### Instructions to follow
From the first line of the data down to and including the line with "import * as", copy everything exactly, leaving out pictures.

### Data shown
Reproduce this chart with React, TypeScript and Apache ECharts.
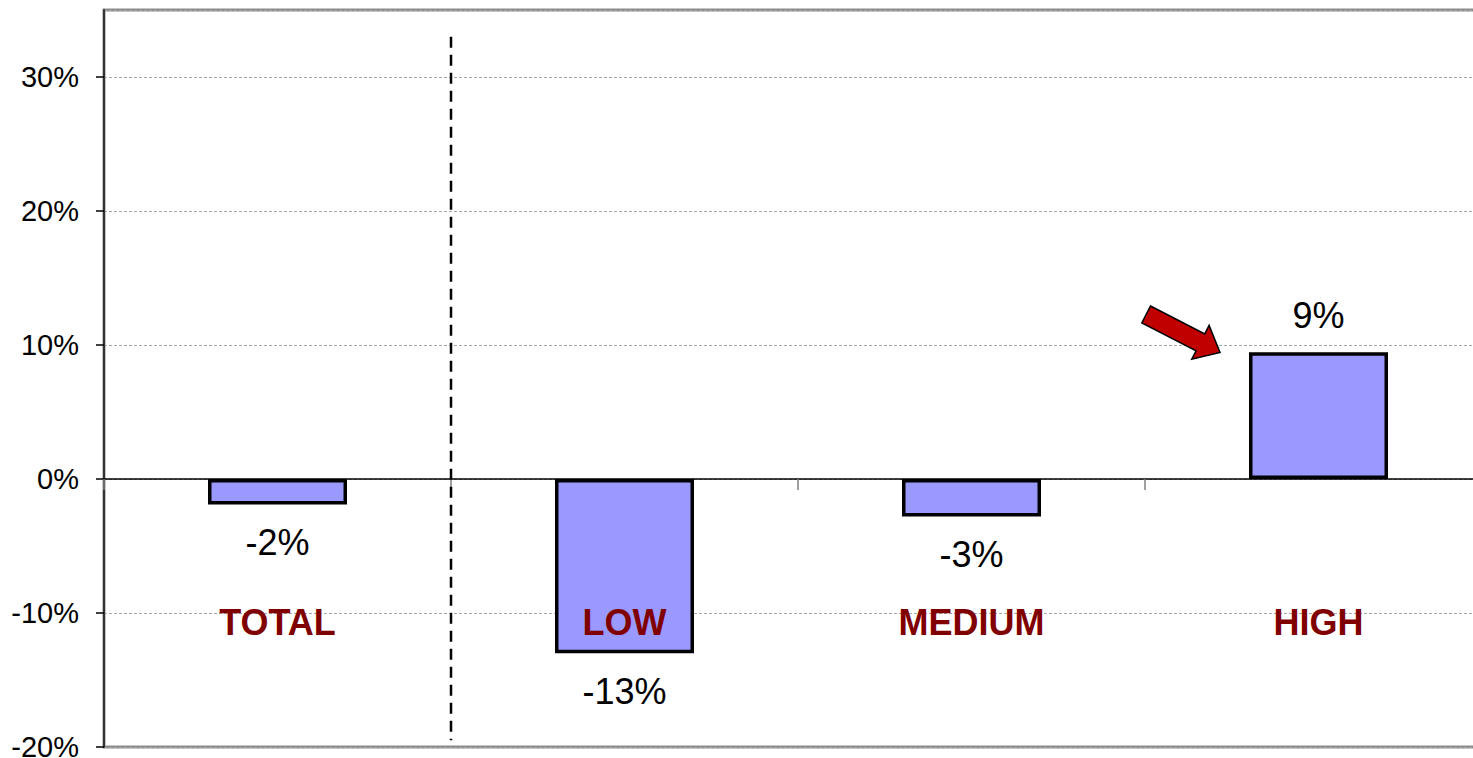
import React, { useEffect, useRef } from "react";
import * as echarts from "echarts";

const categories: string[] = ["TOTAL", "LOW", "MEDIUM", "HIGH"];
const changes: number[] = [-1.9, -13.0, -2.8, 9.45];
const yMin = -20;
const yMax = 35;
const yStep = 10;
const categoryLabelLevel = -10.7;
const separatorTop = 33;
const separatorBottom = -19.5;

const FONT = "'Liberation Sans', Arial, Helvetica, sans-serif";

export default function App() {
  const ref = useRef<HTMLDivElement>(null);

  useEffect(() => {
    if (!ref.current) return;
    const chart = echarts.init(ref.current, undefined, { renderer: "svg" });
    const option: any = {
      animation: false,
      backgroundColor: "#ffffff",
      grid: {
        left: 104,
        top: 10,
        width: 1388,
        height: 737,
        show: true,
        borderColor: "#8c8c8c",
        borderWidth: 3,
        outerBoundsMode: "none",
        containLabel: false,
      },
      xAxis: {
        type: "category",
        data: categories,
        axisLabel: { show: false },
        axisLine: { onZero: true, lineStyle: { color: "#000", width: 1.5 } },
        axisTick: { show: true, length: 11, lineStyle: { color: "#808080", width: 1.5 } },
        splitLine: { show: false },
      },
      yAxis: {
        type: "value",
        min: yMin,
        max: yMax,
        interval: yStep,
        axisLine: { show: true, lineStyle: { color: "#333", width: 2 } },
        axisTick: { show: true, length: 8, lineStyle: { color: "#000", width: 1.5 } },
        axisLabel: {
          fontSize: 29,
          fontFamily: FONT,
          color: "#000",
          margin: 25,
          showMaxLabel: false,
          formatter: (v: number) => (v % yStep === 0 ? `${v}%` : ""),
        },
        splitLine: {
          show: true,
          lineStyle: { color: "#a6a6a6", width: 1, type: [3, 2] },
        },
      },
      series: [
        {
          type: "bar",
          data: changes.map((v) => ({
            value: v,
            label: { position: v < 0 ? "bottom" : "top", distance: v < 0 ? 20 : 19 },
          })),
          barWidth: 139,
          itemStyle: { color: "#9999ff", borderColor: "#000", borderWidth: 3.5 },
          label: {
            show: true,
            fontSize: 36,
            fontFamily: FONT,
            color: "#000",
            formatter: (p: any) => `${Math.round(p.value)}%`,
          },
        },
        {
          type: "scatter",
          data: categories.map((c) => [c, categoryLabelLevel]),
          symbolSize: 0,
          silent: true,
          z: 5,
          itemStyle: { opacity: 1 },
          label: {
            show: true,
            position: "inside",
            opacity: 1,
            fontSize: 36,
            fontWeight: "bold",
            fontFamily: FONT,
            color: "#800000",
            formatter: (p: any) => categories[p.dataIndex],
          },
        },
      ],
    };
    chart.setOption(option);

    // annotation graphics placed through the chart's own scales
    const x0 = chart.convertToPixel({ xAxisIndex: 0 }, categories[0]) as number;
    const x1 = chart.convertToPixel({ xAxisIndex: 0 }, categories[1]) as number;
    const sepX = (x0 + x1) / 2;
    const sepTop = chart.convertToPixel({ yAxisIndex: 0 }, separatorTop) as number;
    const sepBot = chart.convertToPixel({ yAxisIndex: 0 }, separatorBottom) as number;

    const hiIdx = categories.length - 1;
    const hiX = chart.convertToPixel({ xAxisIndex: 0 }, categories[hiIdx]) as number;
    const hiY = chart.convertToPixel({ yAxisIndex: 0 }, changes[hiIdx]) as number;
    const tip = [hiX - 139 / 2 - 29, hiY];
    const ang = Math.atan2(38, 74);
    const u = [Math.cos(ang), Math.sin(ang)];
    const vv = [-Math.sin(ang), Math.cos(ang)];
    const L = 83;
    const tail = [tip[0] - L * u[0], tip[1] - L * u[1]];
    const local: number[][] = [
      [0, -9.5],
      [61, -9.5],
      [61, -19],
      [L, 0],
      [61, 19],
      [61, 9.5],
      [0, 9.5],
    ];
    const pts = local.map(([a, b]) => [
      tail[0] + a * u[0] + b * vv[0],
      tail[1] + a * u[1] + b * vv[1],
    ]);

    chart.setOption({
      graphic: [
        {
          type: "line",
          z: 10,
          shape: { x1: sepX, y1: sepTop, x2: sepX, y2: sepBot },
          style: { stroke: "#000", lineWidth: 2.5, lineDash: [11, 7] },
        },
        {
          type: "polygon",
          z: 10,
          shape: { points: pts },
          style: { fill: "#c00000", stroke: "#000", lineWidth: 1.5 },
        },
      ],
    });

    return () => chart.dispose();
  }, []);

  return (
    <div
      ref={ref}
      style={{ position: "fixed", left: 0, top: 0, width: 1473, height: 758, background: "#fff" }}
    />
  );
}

### Reply to the exercise
Reproduce this chart with React, TypeScript and Apache ECharts.
import React, { useEffect, useRef } from "react";
import * as echarts from "echarts";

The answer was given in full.